But Whisper has a major flaw: It tends to make up chunks of text or even entire sentences, according to interviews with more than a dozen software engineers, developers and academic researchers.
These experts said some of the fictional text – known in the industry as hallucinations – could include racial commentary, violent rhetoric and even imagined medical treatment.
Experts said such fabrications are problematic because Whisper is used in multiple industries around the world to translate and transcribe interviews, generate text in popular consumer technologies and create subtitles for videos.
More troubling, they said, is the rush by medical centers to use Whisper-based tools to transcribe patients’ consultations with doctors, despite OpenAI’s warnings that the tool should not be used in “high-risk domains.”
The full extent of the problem is difficult to understand, but researchers and engineers said they often encountered Whisper’s hallucinations in their work.
A University of Michigan researcher conducting a study of public meetings, for example, said he found hallucinations in eight out of 10 audio transcriptions he inspected before he began trying to improve the model.
A machine learning engineer said he initially found hallucinations in about half of the more than 100 hours of Whisper transcriptions he analyzed.
A third developer said he found hallucinations in nearly every one of the 26,000 transcripts he created with Whisper.
Problems persist even with well-recorded, short audio samples. A recent study by computer scientists revealed 187 hallucinations in over 13,000 clear audio fragments they examined.

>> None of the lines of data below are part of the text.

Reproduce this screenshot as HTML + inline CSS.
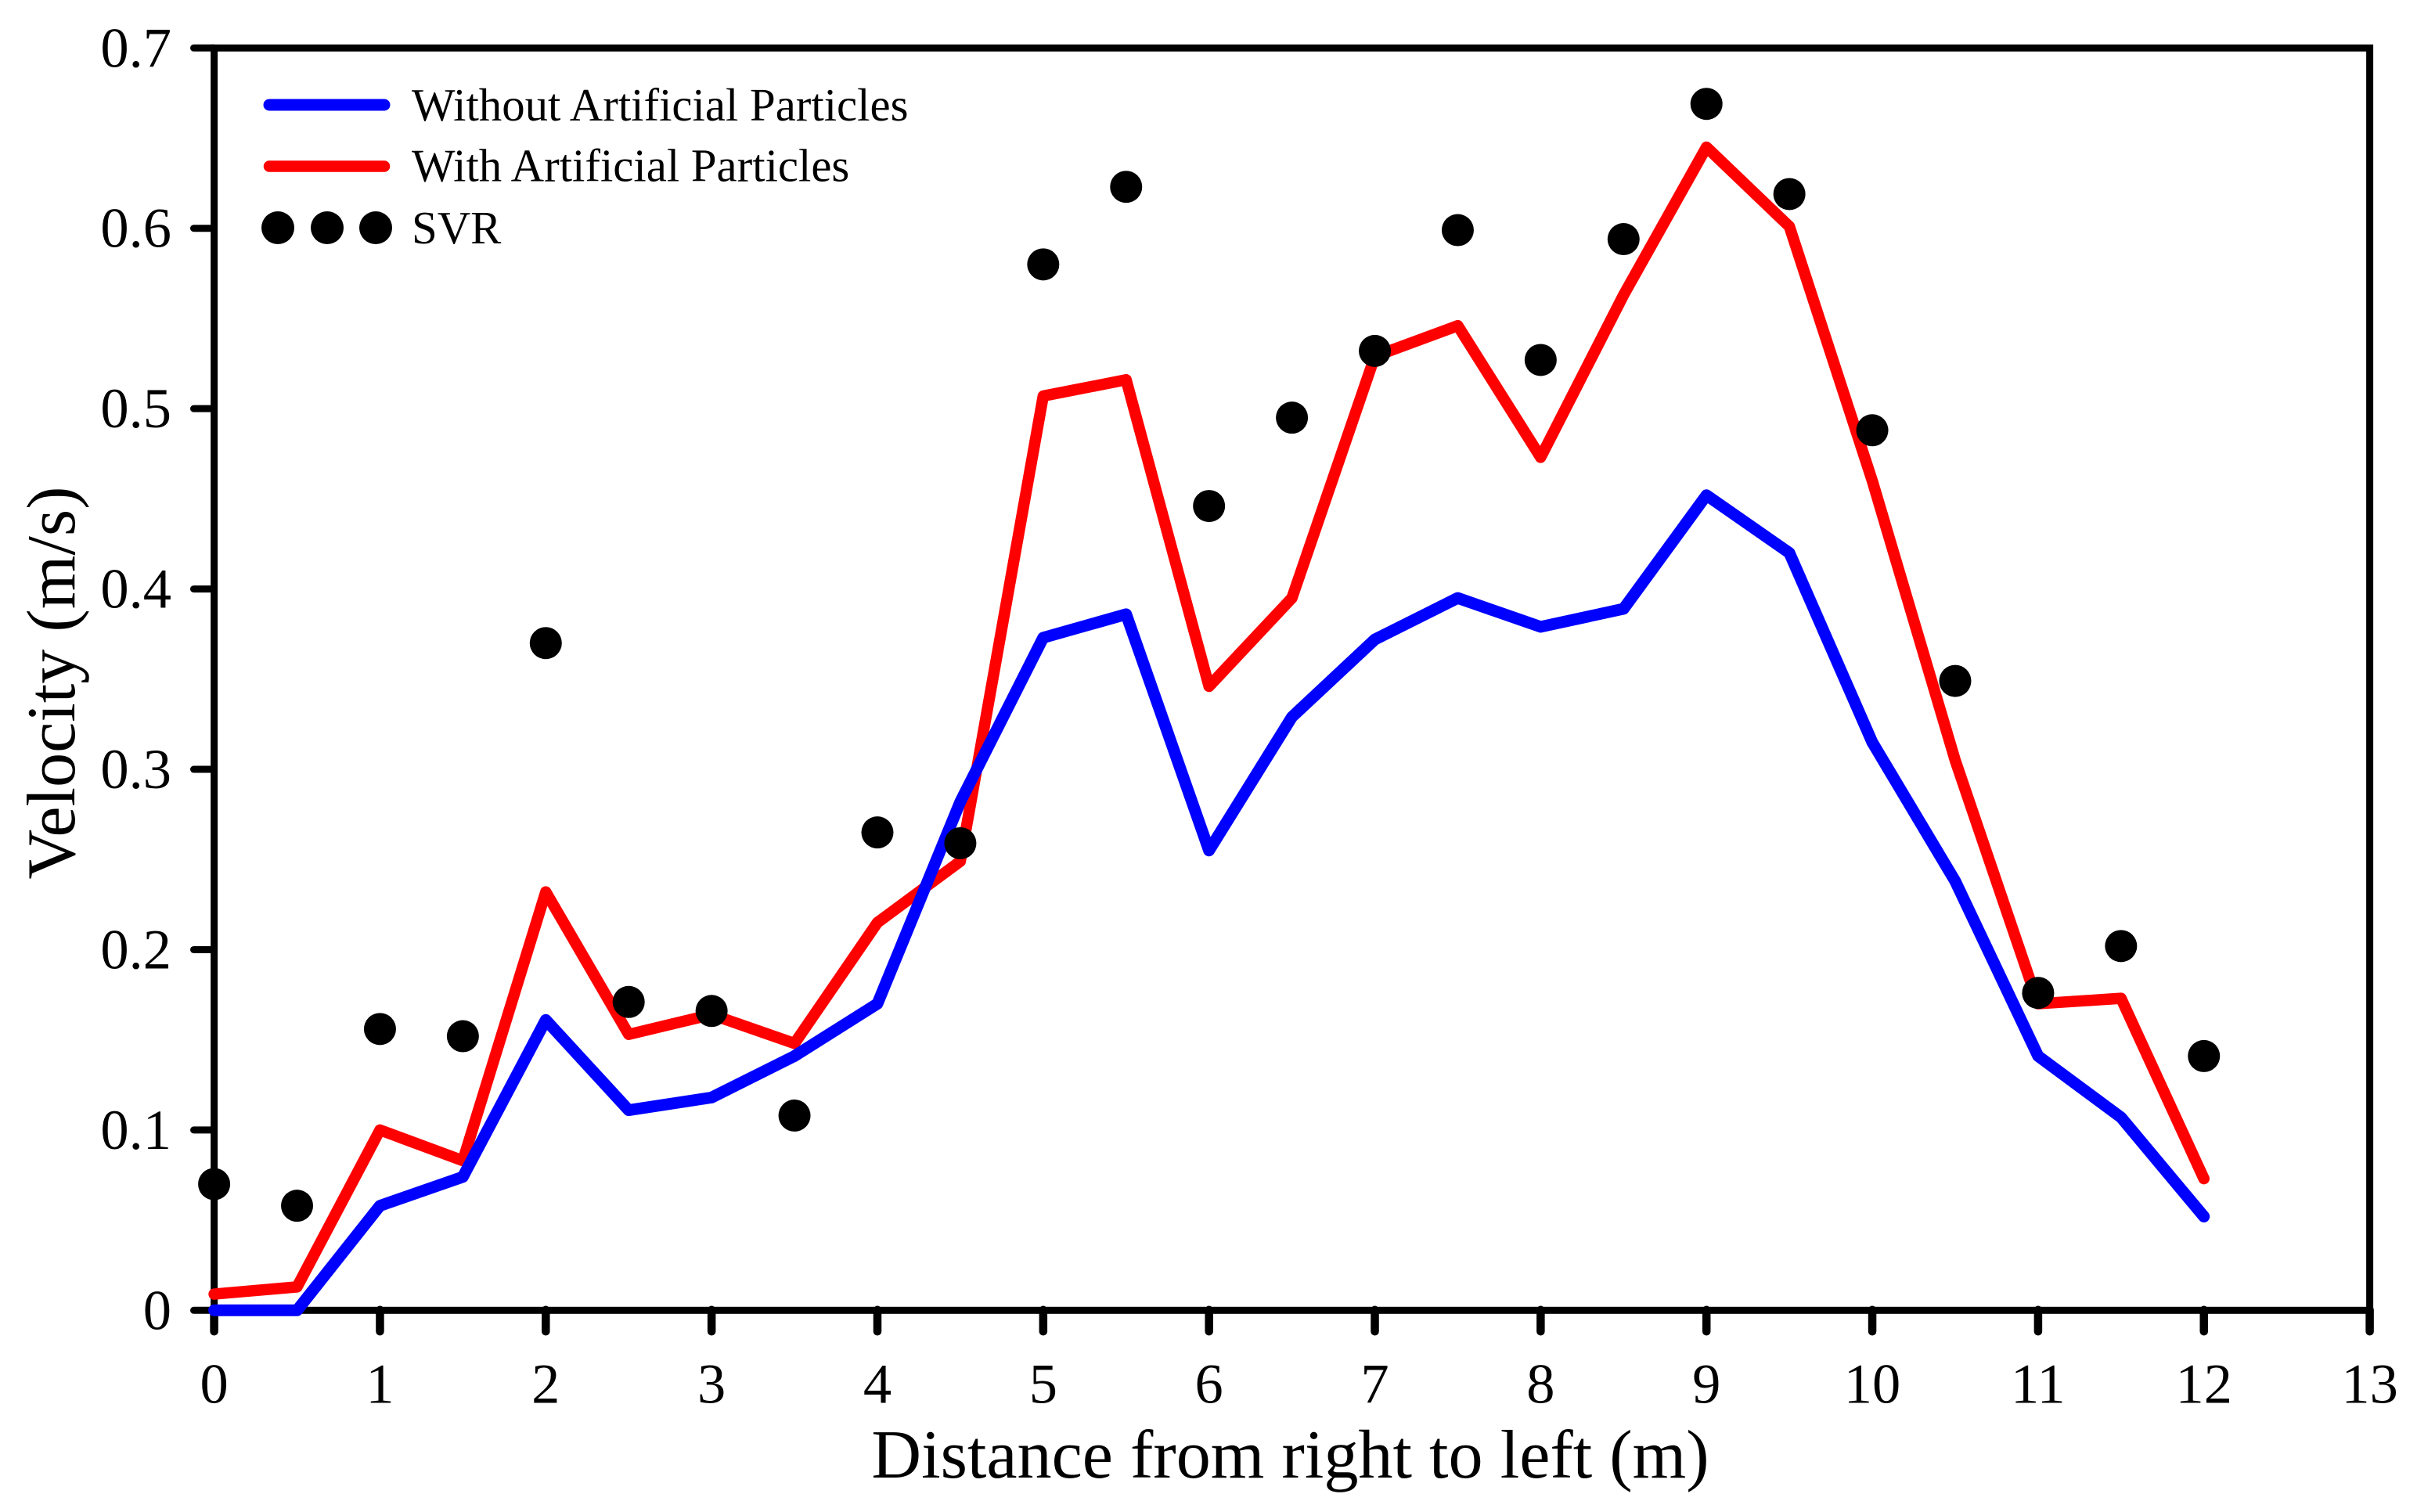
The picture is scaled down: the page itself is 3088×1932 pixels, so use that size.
<!DOCTYPE html>
<html lang="en">
<head>
<meta charset="utf-8">
<title>Velocity vs distance</title>
<style>
html,body{margin:0;padding:0;background:#fff;width:3088px;height:1932px;overflow:hidden}
svg{display:block}
text{font-family:"Liberation Serif","Times New Roman",serif;fill:#000}
.tick{font-size:72.5px}
.legend{font-size:58.8px}
.title{font-size:88.2px}
</style>
</head>
<body>
<svg id="chart" xmlns="http://www.w3.org/2000/svg" width="3088" height="1932" viewBox="0 0 3088 1932">
  <rect x="0" y="0" width="3088" height="1932" fill="#fff"/>
  <g id="axes"></g>
  <g id="series"></g>
  <text class="title" x="1648.5" y="1888" text-anchor="middle">Distance from right to left (m)</text>
  <text class="title" transform="translate(95 872.5) rotate(-90)" text-anchor="middle">Velocity (m/s)</text>
  <g>
    <line x1="344" y1="134" x2="491" y2="134" stroke="#0000ff" stroke-width="15" stroke-linecap="round"/>
    <text class="legend" x="526" y="154">Without Artificial Particles</text>
    <line x1="344" y1="212.5" x2="491" y2="212.5" stroke="#ff0000" stroke-width="14.5" stroke-linecap="round"/>
    <text class="legend" x="526" y="231.5">With Artificial Particles</text>
    <circle cx="355" cy="291" r="21"/>
    <circle cx="418" cy="291" r="21"/>
    <circle cx="480" cy="291" r="21"/>
    <text class="legend" x="526" y="311">SVR</text>
  </g>
</svg>
<script>
const distances = [0,0.5,1,1.5,2,2.5,3,3.5,4,4.5,5,5.5,6,6.5,7,7.5,8,8.5,9,9.5,10,10.5,11,11.5,12];
const withoutParticles = [0,0,0.058,0.074,0.161,0.111,0.118,0.141,0.170,0.282,0.373,0.386,0.255,0.329,0.372,0.395,0.379,0.389,0.452,0.420,0.315,0.238,0.141,0.107,0.052];
const withParticles = [0.009,0.013,0.100,0.083,0.232,0.153,0.164,0.148,0.215,0.249,0.507,0.516,0.346,0.395,0.529,0.546,0.473,0.563,0.645,0.601,0.460,0.305,0.170,0.173,0.073];
const svrValues = [0.070,0.058,0.156,0.152,0.370,0.171,0.166,0.108,0.265,0.259,0.580,0.623,0.446,0.495,0.532,0.599,0.527,0.594,0.669,0.619,0.488,0.349,0.176,0.202,0.141];
const xTicks = [0,1,2,3,4,5,6,7,8,9,10,11,12,13];
const yTicks = [0,0.1,0.2,0.3,0.4,0.5,0.6,0.7];
const yTickLabels = ["0","0.1","0.2","0.3","0.4","0.5","0.6","0.7"];

const SVG_NS = "http://www.w3.org/2000/svg";
const plot = {left:273.6, right:3027.6, top:61.3, bottom:1674.3, xMax:13, yMax:0.7};
function xScale(v){ return plot.left + (v / plot.xMax) * (plot.right - plot.left); }
function yScale(v){ return plot.bottom - (v / plot.yMax) * (plot.bottom - plot.top); }
function make(tag, attrs, parent){
  const el = document.createElementNS(SVG_NS, tag);
  for (const k in attrs) el.setAttribute(k, attrs[k]);
  parent.appendChild(el);
  return el;
}
const axes = document.getElementById("axes");
const series = document.getElementById("series");

const frame = make("rect", {x:plot.left, y:plot.top, width:plot.right-plot.left, height:plot.bottom-plot.top, fill:"none", stroke:"#000", "stroke-width":9}, axes);



xTicks.forEach(function(t){
  const mark = make("line", {x1:xScale(t), x2:xScale(t), y1:plot.bottom-0.5, y2:plot.bottom+27, stroke:"#000", "stroke-width":10.5, "stroke-linecap":"round"}, axes);
  
  
  const label = make("text", {class:"tick", x:xScale(t), y:1792.5, "text-anchor":"middle"}, axes);
  label.textContent = String(t);
  
  
});

yTicks.forEach(function(t, i){
  const mark = make("line", {x1:plot.left, x2:247.5, y1:yScale(t), y2:yScale(t), stroke:"#000", "stroke-width":9, "stroke-linecap":"round"}, axes);
  
  
  const label = make("text", {class:"tick", x:219, y:yScale(t)+24, "text-anchor":"end"}, axes);
  label.textContent = yTickLabels[i];
  
  
});

function linePoints(values){
  return values.map(function(v, i){ return xScale(distances[i]) + "," + yScale(v); }).join(" ");
}
const redLine = make("polyline", {points:linePoints(withParticles), fill:"none", stroke:"#ff0000", "stroke-width":14.5, "stroke-linecap":"round", "stroke-linejoin":"round"}, series);


const blueLine = make("polyline", {points:linePoints(withoutParticles), fill:"none", stroke:"#0000ff", "stroke-width":15, "stroke-linecap":"round", "stroke-linejoin":"round"}, series);



svrValues.forEach(function(v, i){
  const dot = make("circle", {cx:xScale(distances[i]), cy:yScale(v), r:20.5, fill:"#000"}, series);
  
  
});
</script>
</body>
</html>
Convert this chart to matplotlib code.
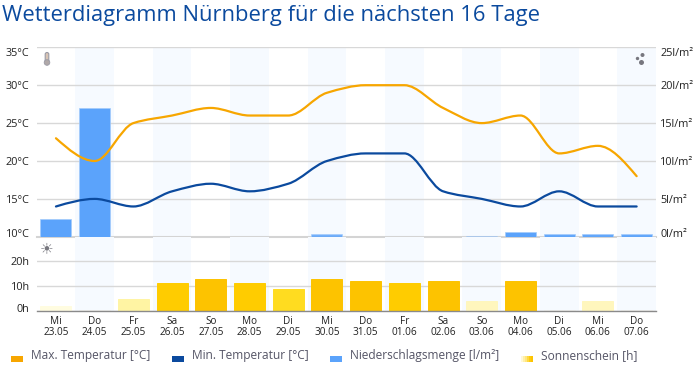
import matplotlib
matplotlib.use("Agg")
import matplotlib.pyplot as plt
from matplotlib.path import Path
from matplotlib.patches import PathPatch, Rectangle, Circle, FancyBboxPatch
from matplotlib.transforms import IdentityTransform, ScaledTranslation
import numpy as np

plt.rcParams['font.family'] = ['Open Sans', 'DejaVu Sans']

days = ["Mi", "Do", "Fr", "Sa", "So", "Mo", "Di", "Mi", "Do", "Fr", "Sa", "So", "Mo", "Di", "Mi", "Do"]
dates = ["23.05", "24.05", "25.05", "26.05", "27.05", "28.05", "29.05", "30.05",
         "31.05", "01.06", "02.06", "03.06", "04.06", "05.06", "06.06", "07.06"]
temp_max = [23, 20, 25, 26, 27, 26, 26, 29, 30, 30, 27, 25, 26, 21, 22, 18]
temp_min = [14, 15, 14, 16, 17, 16, 17, 20, 21, 21, 16, 15, 14, 16, 14, 14]
rain = [2.3, 17, 0, 0, 0, 0, 0, 0.35, 0, 0, 0, 0.15, 0.6, 0.35, 0.35, 0.35]
rain_alpha = [1, 1, 1, 1, 1, 1, 1, 0.85, 1, 1, 1, 0.55, 1, 0.95, 0.95, 0.95]
sun = [1.8, 0.4, 4.8, 10.9, 12.8, 10.9, 8.8, 12.8, 11.8, 10.9, 11.8, 4, 11.8, 0.4, 4, 0.4]
sun_colors = ["#fffce0", "#f0f0ee", "#fff4a3", "#ffcc00", "#fdc300", "#ffcc00", "#ffdc20", "#fdc300",
              "#fdc300", "#ffcc00", "#fdc300", "#fff6bd", "#fdc300", "#f0f0ee", "#fff6bd", "#f0f0ee"]

W, H = 698, 369
LEFT, RIGHT = 36.6, 656
BLUE = "#0b4a9e"
ORANGE = "#f7a600"
RAINC = "#5ba3fb"
GRID = "#d8d8d8"
TICKC = "#222222"
LEGC = "#555566"
x = np.arange(len(days))


def box(top, bottom):
    return [LEFT / W, 1 - bottom / H, (RIGHT - LEFT) / W, (bottom - top) / H]


def spline(xs, ys):
    # monotone Kurve durch die Tageswerte (harmonisches Mittel der Steigungen)
    n = len(xs)
    sec = [(ys[i + 1] - ys[i]) / (xs[i + 1] - xs[i]) for i in range(n - 1)]
    slope = [0.0] * n
    for i in range(1, n - 1):
        if sec[i - 1] * sec[i] > 0:
            slope[i] = 2 * sec[i - 1] * sec[i] / (sec[i - 1] + sec[i])
    slope[0] = (3 * sec[0] - slope[1]) / 2
    slope[-1] = (3 * sec[-1] - slope[-2]) / 2
    verts = [(xs[0], ys[0])]
    codes = [Path.MOVETO]
    for i in range(n - 1):
        dx = xs[i + 1] - xs[i]
        verts.append((xs[i] + dx / 3, ys[i] + slope[i] * dx / 3))
        verts.append((xs[i + 1] - dx / 3, ys[i + 1] - slope[i + 1] * dx / 3))
        verts.append((xs[i + 1], ys[i + 1]))
        codes += [Path.CURVE4, Path.CURVE4, Path.CURVE4]
    return Path(verts, codes)


fig = plt.figure(figsize=(W / 100, H / 100), dpi=100)

# oberes Feld: Niederschlag unten, Temperatur darueber
ax_rain = fig.add_axes(box(47.3, 236.8))
ax_temp = ax_rain.twinx()
ax_sun = fig.add_axes(box(236.8, 310.5))

for ax in (ax_rain, ax_temp, ax_sun):
    ax.set_xlim(-0.5, len(days) - 0.5)
    for s in ax.spines.values():
        s.set_visible(False)
    ax.patch.set_visible(False)

for i in x[1::2]:
    ax_rain.axvspan(i - 0.5, i + 0.5, color="#f6faff", lw=0, zorder=0)
    ax_sun.axvspan(i - 0.5, i + 0.5, color="#f6faff", lw=0, zorder=0)

ax_rain.set_ylim(0, 25)
ax_rain.set_yticks([0, 5, 10, 15, 20, 25])
ax_rain.set_yticklabels([f"{v}l/m²" for v in [0, 5, 10, 15, 20, 25]])
ax_rain.yaxis.tick_right()
ax_rain.grid(axis="y", color=GRID, lw=1, zorder=1)
ax_rain.set_axisbelow(True)
rain_bars = ax_rain.bar(x, rain, width=0.8, color=RAINC, edgecolor="#a3cbfb", lw=0.5, zorder=3)
for p, a, v in zip(rain_bars, rain_alpha, rain):
    p.set_alpha(a)
    p.set_visible(v > 0)
ax_rain.spines["bottom"].set_visible(True)
ax_rain.spines["bottom"].set_color("#d4d4d4")
ax_rain.spines["bottom"].set_linewidth(1.5)
ax_rain.spines["bottom"].set_zorder(1.5)

ax_temp.set_ylim(10, 35)
ax_temp.set_yticks([10, 15, 20, 25, 30, 35])
ax_temp.set_yticklabels([f"{v}°C" for v in [10, 15, 20, 25, 30, 35]])
ax_temp.yaxis.tick_left()
ax_temp.add_patch(PathPatch(spline(x, temp_max), fc="none", ec=ORANGE, lw=1.6, capstyle="round", zorder=4))
ax_temp.add_patch(PathPatch(spline(x, temp_min), fc="none", ec=BLUE, lw=1.6, capstyle="round", zorder=4))

# unteres Feld: Sonnenschein
ax_sun.set_ylim(0, 29.5)
ax_sun.set_yticks([0, 10, 20])
ax_sun.set_yticklabels(["0h", "10h", "20h"])
ax_sun.grid(axis="y", color=GRID, lw=1, zorder=1)
ax_sun.set_axisbelow(True)
ax_sun.bar(x, sun, width=0.8, color=sun_colors, edgecolor=sun_colors, lw=0.7, zorder=2)
ax_sun.spines["bottom"].set_visible(True)
ax_sun.spines["bottom"].set_color("#8a8a8a")
ax_sun.spines["bottom"].set_linewidth(1)
ax_sun.set_xticks(x)
ax_sun.set_xticklabels([f"{d}\n{t}" for d, t in zip(days, dates)], linespacing=1.05)

ax_rain.set_xticks([])
ax_rain.tick_params(axis="y", length=0, pad=3, labelsize=7.8, labelcolor=TICKC)
ax_temp.tick_params(axis="y", length=0, pad=5, labelsize=7.8, labelcolor=TICKC)
ax_sun.tick_params(axis="y", length=0, pad=5, labelsize=7.8, labelcolor=TICKC)
ax_sun.tick_params(axis="x", length=0, pad=4, labelsize=7.2, labelcolor=TICKC)


# Randbeschriftungen nach innen geschoben
def shift(label, dy):
    label.set_transform(label.get_transform() + ScaledTranslation(0, -dy / 100, fig.dpi_scale_trans))


for ax in (ax_rain, ax_temp):
    labels = ax.get_yticklabels()
    shift(labels[0], -3.7)
    shift(labels[-1], 4.4)
shift(ax_sun.get_yticklabels()[0], -2.8)

fig.text(2 / W, 1 - 15 / H, "Wetterdiagramm Nürnberg für die nächsten 16 Tage",
         color=BLUE, fontsize=15.8, va="center", ha="left")


# Symbole in Pixelkoordinaten
def add_px(artist):
    artist.set_transform(IdentityTransform())
    fig.add_artist(artist)


add_px(FancyBboxPatch((45.2, H - 63), 3.6, 10.5, boxstyle="round,pad=0,rounding_size=1.8",
                      fc="#d8c4b4", ec="#9a9aa5", lw=0.8))
add_px(Circle((47, H - 62.5), 2.8, fc="#b0a8a8", ec="#9a9aa5", lw=0.6))
fig.text(47 / W, 1 - 248.5 / H, "☀", color="#77777f", fontsize=11, ha="center", va="center", family="DejaVu Sans")
for cx, cy, r in [(637.5, 58.5, 1.7), (642.5, 55, 2.0), (641.5, 62.5, 2.5)]:
    add_px(Circle((cx, H - cy), r, fc="#77777f", ec="none"))

# Legende
legend = [(11, 31, ORANGE, "Max. Temperatur [°C]"),
          (172, 192, BLUE, "Min. Temperatur [°C]"),
          (330, 350, RAINC, "Niederschlagsmenge [l/m²]")]
for hx, tx, c, t in legend:
    add_px(Rectangle((hx, H - 361.7), 12, 5.7, fc=c, ec="none"))
    fig.text(tx / W, 1 - 356 / H, t, color=LEGC, fontsize=8.6, va="center", ha="left")
grad_colors = ["#fff8d8", "#fff0a8", "#ffe680", "#ffd940", "#fdcb10", "#fdc300"]
for k, c in enumerate(grad_colors):
    add_px(Rectangle((521 + k * 2, H - 361.7), 2.2, 5.7, fc=c, ec="none"))
fig.text(541 / W, 1 - 356 / H, "Sonnenschein [h]", color=LEGC, fontsize=8.6, va="center", ha="left")

fig.savefig("out.png", dpi=100)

This trend would lead to tens of thousands of wrong transcriptions in millions of records, the researchers said.
Such mistakes could have “really dire consequences,” especially in hospital settings, said Alondra Nelson, who ran the White House Office of Science and Technology Policy for the Biden administration until last year.
The proliferation of such hallucinations has prompted OpenAI experts, advocates and former employees to call on the federal government to review AI regulations. At the very least, they said, OpenAI should address the shortcoming.
An OpenAI spokesperson said the company is constantly researching how to reduce hallucinations and evaluates researchers’ findings, adding that OpenAI incorporates feedback into model updates.
While most developers assume transcription tools misspell words or make other mistakes, engineers and researchers said they’ve never seen another AI-powered transcription tool hallucinate as much as Whisper.
Professors Alison Koeneke of Cornell University and Mona Sloan of the University of Virginia examined thousands of short excerpts obtained from TalkBank, a research repository hosted at Carnegie Mellon University.
They found that nearly 40% of hallucinations are harmful or distressing because the speaker can be misinterpreted or misrepresented.
In an example they revealed, a spokesperson said: “He, the boy, was going to, I’m not sure exactly, take the umbrella.”
But the transcription software added: “He took a big piece of a cross, one small, small piece… I’m sure he didn’t have a terrorist knife, so he killed a lot of people.”
A speaker in another recording described “two other girls and a lady”.
Whisper came up with an additional comment about race, adding “two other girls and a lady, um, who were black.”